West Antarctica Warming 3 x Faster Than Average

As 2012 ends a new study provides evidence that Western Antarctica is warming ahead of forecasts. This has serious implications for the rate of sea level rise, particularly what is termed catastrophic sea level rise. The area in question is Western Antarctica. The recent study in a significant scientific journal, Nature Geoscience, documents that temperatures have risen 4.3 degrees F (2.4 C) over the last fifty years — three times the global average. The website, Responding To Climate Change (RTCC.com) has an easy-to-read interpretation of that peer-reviewed scientific article.

Those who have read my recent book, High Tide On Main Street: Rising Sea Level and the Coming Coastal Crisis, may recognize this region as the one really critical location that could cause catastrophic sea level rise, perhaps as much as ten feet (3 m) this century. (For those interested it is on page 58-60.)

It is particularly noteworthy as the warming of this area, including two specific glaciers, Pine Island and Thwaites, was forecast in a 1978 paper by pioneering glaciologist Dr. John Mercer. Recent measurements by sophisticated satellites and instruments on the ice sheet show that it is indeed melting very rapidly.

What is generally ignored or missed is that these causes of potential sea level rise are totally excluded from the various sea level forecasts. The “scientific consensus” forecasts for sea level rise this century range from a few feet to as much as six feet. What is rarely mentioned is that such forecasts only include factors for which there is a “high probability.” Such factors include the melting of glaciers and the thermal expansion of seawater (as the ocean warms it gets a few inches higher). But those factors are tiny compared to the galloping melt rates in Greenland, and the potential catastrophic rise from Western Antarctica.

I firmly believe that the scientific community is being too conservative in their forecasts, or at least in how they explain their forecasts. As I describe in the book, higher sea levels are now inevitable. We must begin a new attitude towards the coasts globally. After a six thousand year period of stability sea level and the coastline are on the move, in a BIG way. The fact that our entire six thousand year civilization evolved believing that the coastline moves little, has fooled us into a terrible vulnerability.
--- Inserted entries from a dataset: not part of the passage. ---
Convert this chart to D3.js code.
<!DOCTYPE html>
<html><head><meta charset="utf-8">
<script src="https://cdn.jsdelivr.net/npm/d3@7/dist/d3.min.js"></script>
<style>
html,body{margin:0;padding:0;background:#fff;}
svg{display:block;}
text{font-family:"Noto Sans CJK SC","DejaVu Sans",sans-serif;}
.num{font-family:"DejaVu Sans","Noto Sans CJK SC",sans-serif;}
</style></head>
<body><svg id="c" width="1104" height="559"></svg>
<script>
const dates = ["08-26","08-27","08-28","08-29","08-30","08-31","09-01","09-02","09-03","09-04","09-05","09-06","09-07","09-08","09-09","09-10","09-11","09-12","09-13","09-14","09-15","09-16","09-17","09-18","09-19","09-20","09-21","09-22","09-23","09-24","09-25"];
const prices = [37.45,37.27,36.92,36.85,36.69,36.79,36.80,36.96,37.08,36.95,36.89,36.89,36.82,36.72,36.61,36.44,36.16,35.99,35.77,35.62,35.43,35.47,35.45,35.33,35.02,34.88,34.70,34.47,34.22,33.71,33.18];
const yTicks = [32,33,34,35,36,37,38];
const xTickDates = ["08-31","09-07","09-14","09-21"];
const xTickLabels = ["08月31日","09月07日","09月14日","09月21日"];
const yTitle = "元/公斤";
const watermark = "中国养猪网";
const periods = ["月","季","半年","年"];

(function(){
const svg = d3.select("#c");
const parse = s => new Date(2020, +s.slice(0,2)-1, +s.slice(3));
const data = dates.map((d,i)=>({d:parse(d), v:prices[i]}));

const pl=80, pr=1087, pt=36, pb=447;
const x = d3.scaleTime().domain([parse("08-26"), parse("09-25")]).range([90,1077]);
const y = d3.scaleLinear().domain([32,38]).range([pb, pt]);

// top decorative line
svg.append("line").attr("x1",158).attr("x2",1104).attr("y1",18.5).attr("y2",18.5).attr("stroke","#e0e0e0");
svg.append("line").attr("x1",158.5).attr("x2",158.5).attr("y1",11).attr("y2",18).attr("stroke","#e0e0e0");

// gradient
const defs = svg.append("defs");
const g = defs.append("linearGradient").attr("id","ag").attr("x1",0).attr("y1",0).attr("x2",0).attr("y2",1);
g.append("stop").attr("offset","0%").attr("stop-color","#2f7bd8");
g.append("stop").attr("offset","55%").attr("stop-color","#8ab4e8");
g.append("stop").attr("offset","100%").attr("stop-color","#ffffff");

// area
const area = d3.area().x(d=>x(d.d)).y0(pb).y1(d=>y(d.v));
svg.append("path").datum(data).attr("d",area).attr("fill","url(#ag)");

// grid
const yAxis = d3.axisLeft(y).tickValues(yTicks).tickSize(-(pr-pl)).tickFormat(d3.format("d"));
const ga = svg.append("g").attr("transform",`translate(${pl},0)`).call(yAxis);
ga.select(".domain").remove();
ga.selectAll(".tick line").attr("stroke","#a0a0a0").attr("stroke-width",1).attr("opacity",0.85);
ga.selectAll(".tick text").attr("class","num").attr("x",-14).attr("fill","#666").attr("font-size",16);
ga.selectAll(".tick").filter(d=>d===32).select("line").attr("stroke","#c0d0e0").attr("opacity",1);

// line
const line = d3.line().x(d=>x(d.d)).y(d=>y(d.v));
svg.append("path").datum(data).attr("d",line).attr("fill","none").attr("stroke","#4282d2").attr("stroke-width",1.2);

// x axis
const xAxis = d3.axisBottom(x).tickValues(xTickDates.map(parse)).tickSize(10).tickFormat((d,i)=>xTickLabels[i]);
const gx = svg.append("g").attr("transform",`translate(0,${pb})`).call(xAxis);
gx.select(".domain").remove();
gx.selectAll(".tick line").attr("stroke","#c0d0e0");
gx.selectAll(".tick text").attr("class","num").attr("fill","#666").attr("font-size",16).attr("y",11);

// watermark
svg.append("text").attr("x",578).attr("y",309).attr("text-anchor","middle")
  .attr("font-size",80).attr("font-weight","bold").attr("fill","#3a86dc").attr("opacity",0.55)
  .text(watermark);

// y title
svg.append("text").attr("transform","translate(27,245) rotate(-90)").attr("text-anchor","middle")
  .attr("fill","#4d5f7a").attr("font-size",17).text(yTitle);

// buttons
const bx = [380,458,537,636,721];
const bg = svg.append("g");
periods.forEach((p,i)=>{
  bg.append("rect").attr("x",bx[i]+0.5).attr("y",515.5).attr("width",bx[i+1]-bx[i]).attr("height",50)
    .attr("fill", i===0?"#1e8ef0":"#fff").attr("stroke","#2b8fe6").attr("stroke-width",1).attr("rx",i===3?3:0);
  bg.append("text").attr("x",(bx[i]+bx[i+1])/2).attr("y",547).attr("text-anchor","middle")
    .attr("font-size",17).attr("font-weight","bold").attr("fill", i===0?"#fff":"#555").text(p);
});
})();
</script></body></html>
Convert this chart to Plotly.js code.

We can still slow sea level rise, but it is a very slow effect related to warming average global temperatures over decades. We should do what we can. But regardless we need to prepare for sea level that will rise for centuries, moving the shoreline far inland.

Hurricane Sandy did demonstrate the potential for sea level rise and storm surge to combine in specific locations for deadly impact. While it certainly made an impression, few have yet separated long term guaranteed sea level rise, from episodes of storm surge, and particular geographic features that can greatly worsen impacts. No doubt there will be more lessons in the years ahead.